The Ravens allowed the Buccaneers to go on two long field-goal drives while they had many of their starters on the field, but they held running back Doug Martin to zero yards on two carries and his backup, Brian Leonard, had 23 yards and a touchdown on six carries. Tampa's top two wideouts, Vincent Jackson and Mike Williams, combined for one catch for four yards. Starting quarterback Josh Freeman had just 34 yards on seven attempts. And Tampa Bay's first-team offense went 0-for-2 in two red-zone trips.

There were some costly penalties -- like Chykie Brown doing his best Frank Walker impersonation with pass interference penalties on back-to-back pass plays -- and the Ravens allowed some conversions on third-and-short, but the defense's biggest issue was a couple of lapses in communication, something coach John Harbaugh alluded to in his halftime interview on television. The most obvious one, the one that you and I were easily able to identify from our sofas, came on Tampa Bay's third drive when rookie quarterback Mike Glennon completed a 61-yard pass to tight end Tom Crabtree from out of his own end zone. Safety Michael Huff had crept up close to the line of scrimmage and got caught in no man's land. Cornerback Corey Graham had his eyes in the backfield and didn't see Crabtree sneak behind him -- maybe because he wasn't his man. It appeared that Crabtree was assigned to inside linebacker Josh Bynes, but he failed to run with the tight end, allowing him to get behind the defense. Glennon lofted a pass to Crabtree, who was wide open. He ran the ball the whole way to the Ravens' 33-yard line before Graham caught him from behind. We have seen the Ravens defense lose track of the tight end on a couple of big plays during training camp.

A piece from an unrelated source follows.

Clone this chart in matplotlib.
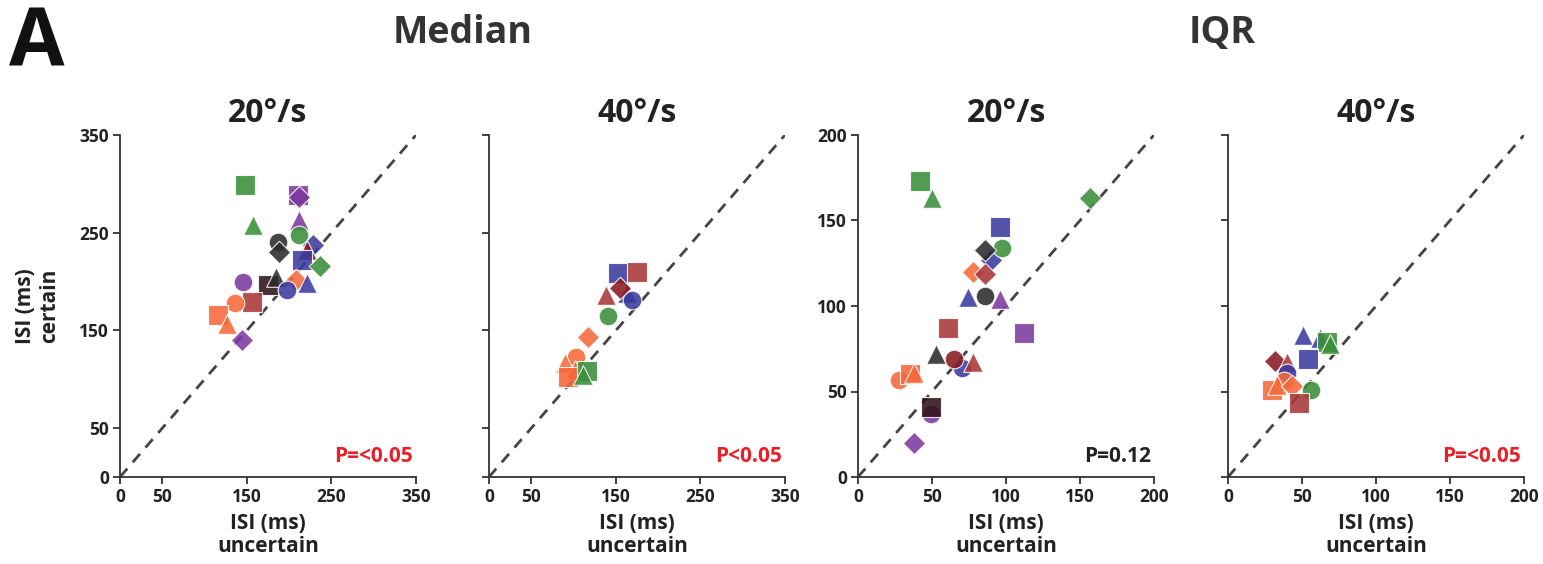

Communication issues are to be expected with all these new players getting integrated into the Ravens defense. While Ray Lewis and Ed Reed were no longer playing at a high level, they were as savvy as they came and made sure that everyone was where they were supposed to be before the snap and that they knew where they were headed after it. It is going to take some time for everyone on the Ravens defense to get their assignments down and get on the same page. The good news is that learning experiences like the Crabtree play won't hurt for another few weeks, when the games actually count in the standings.